• **Rows from a dataset of charts and code**:
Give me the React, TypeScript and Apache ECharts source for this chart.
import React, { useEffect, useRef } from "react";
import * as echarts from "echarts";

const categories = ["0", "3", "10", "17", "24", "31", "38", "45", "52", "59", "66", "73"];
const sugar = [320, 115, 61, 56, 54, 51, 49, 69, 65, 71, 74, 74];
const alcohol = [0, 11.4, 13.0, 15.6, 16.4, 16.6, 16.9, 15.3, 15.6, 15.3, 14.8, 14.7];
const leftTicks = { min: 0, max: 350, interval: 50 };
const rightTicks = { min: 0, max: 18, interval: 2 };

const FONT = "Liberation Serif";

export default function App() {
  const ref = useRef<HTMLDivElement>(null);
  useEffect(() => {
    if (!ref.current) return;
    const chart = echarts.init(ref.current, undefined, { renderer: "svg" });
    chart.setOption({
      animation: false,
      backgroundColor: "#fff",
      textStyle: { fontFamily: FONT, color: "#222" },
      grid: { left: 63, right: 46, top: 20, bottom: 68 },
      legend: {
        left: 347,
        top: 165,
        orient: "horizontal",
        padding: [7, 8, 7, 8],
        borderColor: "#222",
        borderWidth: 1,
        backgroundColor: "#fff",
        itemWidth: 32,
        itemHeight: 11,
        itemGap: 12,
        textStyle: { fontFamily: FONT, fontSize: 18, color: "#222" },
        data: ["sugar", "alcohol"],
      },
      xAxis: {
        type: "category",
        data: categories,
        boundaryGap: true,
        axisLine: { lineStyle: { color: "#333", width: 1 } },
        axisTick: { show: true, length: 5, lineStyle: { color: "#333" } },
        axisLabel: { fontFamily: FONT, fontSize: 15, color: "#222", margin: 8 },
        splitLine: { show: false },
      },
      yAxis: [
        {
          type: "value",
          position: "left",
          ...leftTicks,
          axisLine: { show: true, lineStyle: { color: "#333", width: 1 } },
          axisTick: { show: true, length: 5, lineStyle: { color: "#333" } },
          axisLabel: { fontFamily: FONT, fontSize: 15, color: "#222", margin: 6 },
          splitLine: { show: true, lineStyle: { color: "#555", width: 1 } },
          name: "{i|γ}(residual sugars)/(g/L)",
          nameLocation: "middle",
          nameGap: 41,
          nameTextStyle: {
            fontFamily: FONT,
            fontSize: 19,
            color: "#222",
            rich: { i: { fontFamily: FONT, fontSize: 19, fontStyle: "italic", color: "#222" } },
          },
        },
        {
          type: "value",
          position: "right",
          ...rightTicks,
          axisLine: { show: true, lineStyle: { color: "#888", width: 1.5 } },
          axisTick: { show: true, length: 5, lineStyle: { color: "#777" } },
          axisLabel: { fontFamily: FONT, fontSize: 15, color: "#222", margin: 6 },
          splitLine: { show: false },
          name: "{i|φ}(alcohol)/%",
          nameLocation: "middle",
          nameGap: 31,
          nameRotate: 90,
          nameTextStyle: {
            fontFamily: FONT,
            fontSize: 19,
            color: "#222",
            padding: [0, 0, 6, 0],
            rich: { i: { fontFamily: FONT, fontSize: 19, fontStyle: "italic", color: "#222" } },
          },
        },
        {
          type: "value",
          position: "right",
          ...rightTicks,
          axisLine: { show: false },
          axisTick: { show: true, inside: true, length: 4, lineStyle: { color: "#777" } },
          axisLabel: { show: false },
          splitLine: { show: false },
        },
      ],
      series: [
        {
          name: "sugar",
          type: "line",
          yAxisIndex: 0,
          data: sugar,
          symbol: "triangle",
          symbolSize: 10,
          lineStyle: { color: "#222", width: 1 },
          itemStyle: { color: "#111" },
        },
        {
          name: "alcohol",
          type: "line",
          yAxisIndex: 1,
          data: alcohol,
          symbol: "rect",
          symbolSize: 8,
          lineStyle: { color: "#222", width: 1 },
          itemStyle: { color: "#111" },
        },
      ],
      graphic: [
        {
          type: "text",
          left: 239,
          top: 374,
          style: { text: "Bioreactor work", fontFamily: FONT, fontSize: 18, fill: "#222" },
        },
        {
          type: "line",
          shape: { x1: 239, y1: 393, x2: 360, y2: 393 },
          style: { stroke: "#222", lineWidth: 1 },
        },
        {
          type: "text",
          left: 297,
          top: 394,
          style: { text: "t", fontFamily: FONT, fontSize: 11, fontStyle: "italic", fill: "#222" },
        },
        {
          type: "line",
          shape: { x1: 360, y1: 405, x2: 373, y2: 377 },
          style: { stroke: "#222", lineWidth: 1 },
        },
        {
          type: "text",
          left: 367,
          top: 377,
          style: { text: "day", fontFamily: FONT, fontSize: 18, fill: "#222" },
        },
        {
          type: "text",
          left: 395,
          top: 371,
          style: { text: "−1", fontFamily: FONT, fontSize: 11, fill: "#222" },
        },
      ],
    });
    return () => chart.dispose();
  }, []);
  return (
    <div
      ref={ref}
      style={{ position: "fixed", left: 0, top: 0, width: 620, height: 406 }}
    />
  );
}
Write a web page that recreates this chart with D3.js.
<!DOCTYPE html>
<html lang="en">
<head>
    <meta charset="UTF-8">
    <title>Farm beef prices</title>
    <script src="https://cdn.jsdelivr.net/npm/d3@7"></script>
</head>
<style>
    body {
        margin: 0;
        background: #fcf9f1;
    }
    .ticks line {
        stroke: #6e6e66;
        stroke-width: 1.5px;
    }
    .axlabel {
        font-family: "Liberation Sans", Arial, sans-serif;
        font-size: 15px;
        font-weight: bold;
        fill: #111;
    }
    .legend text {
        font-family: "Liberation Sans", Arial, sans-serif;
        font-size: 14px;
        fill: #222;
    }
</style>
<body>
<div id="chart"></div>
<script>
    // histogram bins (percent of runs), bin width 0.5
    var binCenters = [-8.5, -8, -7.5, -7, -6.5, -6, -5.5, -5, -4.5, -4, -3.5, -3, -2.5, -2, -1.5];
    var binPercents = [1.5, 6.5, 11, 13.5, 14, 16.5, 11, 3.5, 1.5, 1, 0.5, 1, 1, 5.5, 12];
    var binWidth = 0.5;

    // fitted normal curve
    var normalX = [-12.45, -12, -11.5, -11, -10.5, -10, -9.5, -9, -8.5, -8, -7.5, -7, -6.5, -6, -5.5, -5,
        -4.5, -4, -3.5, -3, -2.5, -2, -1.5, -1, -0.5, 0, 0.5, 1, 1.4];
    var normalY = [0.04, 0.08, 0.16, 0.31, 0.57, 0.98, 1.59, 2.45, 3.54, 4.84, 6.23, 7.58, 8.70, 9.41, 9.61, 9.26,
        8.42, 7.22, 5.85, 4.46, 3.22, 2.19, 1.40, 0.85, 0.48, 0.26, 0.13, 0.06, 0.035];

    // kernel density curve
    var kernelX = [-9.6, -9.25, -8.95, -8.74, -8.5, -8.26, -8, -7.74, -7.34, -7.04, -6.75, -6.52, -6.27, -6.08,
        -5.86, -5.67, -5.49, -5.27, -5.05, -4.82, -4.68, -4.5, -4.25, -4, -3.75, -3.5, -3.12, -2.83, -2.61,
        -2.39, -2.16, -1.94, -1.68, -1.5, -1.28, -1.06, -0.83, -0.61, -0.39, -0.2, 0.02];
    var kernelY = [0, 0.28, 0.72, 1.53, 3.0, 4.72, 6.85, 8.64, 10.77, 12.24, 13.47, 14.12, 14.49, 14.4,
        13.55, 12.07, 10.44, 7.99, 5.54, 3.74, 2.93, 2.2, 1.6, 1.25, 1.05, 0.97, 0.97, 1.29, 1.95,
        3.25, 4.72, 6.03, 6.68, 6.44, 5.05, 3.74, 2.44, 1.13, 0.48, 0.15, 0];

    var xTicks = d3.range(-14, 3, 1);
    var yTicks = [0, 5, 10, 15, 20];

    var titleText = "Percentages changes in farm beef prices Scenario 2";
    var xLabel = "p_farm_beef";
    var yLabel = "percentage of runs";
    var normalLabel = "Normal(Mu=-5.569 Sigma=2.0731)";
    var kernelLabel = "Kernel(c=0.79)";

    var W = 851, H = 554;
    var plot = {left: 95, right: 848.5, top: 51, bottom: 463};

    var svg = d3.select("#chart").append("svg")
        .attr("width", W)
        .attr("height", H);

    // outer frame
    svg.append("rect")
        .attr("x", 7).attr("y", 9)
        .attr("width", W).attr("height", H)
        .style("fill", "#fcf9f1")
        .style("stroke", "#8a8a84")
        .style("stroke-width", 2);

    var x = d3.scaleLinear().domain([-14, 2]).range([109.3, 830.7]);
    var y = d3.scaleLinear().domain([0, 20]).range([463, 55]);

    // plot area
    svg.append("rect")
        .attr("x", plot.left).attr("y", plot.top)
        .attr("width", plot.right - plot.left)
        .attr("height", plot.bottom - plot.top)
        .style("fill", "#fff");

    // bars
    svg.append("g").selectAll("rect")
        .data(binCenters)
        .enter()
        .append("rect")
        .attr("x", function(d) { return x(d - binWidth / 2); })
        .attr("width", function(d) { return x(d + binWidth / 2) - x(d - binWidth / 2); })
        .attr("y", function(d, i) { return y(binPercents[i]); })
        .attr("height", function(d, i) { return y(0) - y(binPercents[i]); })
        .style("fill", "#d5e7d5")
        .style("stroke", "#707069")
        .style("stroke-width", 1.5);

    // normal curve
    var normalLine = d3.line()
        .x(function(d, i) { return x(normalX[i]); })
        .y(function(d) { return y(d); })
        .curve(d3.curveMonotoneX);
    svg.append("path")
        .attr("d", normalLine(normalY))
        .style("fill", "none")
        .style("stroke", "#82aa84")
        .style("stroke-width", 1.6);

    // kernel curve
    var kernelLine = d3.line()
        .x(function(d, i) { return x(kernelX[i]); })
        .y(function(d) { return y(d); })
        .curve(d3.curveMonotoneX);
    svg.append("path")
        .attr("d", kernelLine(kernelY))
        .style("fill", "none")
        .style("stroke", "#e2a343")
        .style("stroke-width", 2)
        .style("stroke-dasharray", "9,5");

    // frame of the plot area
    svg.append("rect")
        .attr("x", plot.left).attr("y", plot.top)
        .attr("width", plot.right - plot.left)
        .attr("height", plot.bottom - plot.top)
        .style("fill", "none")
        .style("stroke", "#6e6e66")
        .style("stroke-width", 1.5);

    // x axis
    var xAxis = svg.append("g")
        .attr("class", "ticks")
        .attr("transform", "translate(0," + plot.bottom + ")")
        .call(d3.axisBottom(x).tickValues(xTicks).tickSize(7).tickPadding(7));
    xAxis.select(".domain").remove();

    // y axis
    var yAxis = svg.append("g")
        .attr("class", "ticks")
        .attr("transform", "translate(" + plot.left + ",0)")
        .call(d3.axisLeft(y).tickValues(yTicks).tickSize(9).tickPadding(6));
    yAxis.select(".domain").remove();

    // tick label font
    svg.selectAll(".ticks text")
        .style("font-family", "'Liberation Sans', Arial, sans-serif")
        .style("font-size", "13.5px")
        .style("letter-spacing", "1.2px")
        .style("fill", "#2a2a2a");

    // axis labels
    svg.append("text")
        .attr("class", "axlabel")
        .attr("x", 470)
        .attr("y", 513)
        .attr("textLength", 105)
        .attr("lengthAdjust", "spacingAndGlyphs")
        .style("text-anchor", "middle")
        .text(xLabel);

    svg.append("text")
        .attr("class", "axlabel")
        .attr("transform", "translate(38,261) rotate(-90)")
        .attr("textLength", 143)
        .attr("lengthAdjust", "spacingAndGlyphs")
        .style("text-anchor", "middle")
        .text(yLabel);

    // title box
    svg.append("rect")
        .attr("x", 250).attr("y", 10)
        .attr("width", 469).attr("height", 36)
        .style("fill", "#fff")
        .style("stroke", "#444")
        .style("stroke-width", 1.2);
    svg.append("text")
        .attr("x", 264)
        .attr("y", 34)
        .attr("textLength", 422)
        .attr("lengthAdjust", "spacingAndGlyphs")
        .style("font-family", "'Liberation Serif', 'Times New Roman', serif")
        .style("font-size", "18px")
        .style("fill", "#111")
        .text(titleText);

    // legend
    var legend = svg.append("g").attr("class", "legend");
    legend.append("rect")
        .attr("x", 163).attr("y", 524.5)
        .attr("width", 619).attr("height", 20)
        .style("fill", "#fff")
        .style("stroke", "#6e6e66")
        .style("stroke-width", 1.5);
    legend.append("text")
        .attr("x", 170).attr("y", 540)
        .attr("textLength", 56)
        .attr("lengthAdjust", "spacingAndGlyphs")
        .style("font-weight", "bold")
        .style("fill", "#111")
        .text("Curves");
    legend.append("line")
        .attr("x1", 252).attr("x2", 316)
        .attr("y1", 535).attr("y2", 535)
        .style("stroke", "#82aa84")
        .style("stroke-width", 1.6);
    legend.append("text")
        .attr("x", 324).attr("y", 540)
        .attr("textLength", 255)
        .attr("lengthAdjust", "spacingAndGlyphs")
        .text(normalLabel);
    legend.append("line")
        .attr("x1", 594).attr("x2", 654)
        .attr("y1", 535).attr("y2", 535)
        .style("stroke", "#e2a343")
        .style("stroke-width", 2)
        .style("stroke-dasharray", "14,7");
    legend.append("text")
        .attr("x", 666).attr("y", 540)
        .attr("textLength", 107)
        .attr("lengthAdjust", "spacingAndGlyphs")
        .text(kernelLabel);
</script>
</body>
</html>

==

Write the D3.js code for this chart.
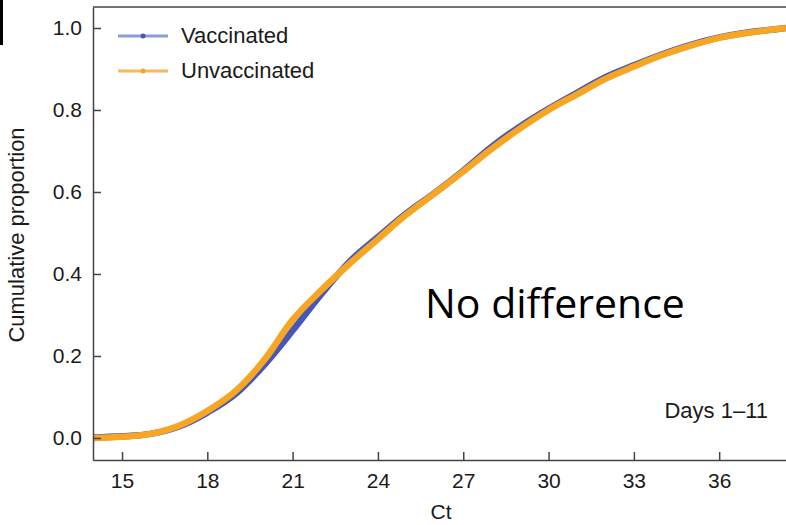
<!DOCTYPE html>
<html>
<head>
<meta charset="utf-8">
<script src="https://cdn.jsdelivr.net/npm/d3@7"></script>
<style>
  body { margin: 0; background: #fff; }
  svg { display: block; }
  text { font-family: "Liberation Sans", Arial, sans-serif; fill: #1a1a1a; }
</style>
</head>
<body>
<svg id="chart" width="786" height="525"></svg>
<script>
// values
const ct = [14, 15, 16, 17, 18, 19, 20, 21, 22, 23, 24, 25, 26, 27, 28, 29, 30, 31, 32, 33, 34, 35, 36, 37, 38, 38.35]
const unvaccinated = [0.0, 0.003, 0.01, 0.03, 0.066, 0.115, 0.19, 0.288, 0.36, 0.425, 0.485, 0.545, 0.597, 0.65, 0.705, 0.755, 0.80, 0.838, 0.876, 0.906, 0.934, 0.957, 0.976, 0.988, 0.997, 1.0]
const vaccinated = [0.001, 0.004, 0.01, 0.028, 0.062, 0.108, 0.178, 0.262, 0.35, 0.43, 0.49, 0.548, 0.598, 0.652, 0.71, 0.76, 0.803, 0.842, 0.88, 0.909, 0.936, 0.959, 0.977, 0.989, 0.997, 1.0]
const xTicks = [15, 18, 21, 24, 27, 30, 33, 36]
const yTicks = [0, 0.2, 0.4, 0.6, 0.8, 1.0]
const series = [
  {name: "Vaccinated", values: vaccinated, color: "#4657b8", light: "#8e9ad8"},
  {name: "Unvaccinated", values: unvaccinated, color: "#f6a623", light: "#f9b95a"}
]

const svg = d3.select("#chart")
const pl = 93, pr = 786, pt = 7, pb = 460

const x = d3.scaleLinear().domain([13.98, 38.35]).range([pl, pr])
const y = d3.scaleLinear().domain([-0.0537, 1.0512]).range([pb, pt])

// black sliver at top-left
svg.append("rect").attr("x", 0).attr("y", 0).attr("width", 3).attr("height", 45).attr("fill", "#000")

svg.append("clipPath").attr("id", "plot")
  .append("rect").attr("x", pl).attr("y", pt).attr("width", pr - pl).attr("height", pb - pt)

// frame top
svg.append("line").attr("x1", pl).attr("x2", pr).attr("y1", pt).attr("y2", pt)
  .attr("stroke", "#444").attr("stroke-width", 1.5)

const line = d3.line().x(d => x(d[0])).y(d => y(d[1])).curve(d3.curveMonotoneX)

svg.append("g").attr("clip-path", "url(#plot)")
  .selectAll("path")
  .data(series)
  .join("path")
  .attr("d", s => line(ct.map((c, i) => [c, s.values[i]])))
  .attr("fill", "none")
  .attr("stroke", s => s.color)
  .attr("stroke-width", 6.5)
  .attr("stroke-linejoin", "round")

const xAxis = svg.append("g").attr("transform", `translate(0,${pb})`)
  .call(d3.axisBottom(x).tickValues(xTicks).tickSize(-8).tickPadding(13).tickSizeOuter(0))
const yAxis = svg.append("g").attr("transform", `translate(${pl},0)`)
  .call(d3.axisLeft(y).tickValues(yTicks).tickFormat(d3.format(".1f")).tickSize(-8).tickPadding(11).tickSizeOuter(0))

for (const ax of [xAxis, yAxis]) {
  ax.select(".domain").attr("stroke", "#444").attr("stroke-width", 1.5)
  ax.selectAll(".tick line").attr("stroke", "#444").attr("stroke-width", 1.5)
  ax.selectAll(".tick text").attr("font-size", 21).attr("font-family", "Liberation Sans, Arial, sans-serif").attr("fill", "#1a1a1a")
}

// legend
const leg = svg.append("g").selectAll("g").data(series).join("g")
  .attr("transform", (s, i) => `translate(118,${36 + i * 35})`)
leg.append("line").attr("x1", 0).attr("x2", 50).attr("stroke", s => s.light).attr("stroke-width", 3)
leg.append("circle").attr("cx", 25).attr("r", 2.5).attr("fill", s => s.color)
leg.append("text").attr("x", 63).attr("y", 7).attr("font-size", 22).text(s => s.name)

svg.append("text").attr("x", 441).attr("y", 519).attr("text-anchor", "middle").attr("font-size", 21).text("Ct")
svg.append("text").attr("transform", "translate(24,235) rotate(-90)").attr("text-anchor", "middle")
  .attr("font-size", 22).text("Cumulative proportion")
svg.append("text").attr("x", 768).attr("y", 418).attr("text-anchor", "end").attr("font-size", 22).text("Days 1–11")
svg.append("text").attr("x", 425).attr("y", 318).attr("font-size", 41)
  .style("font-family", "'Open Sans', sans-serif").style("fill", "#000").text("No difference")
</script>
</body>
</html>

• **WHAT YOU HAVE TO DO**: Repeat these lines exactly and nothing more: the one containing "Give me the", the one containing "import * as", and all the lines between.

• **CORRECT RESULT**:
Give me the React, TypeScript and Apache ECharts source for this chart.
import React, { useEffect, useRef } from "react";
import * as echarts from "echarts";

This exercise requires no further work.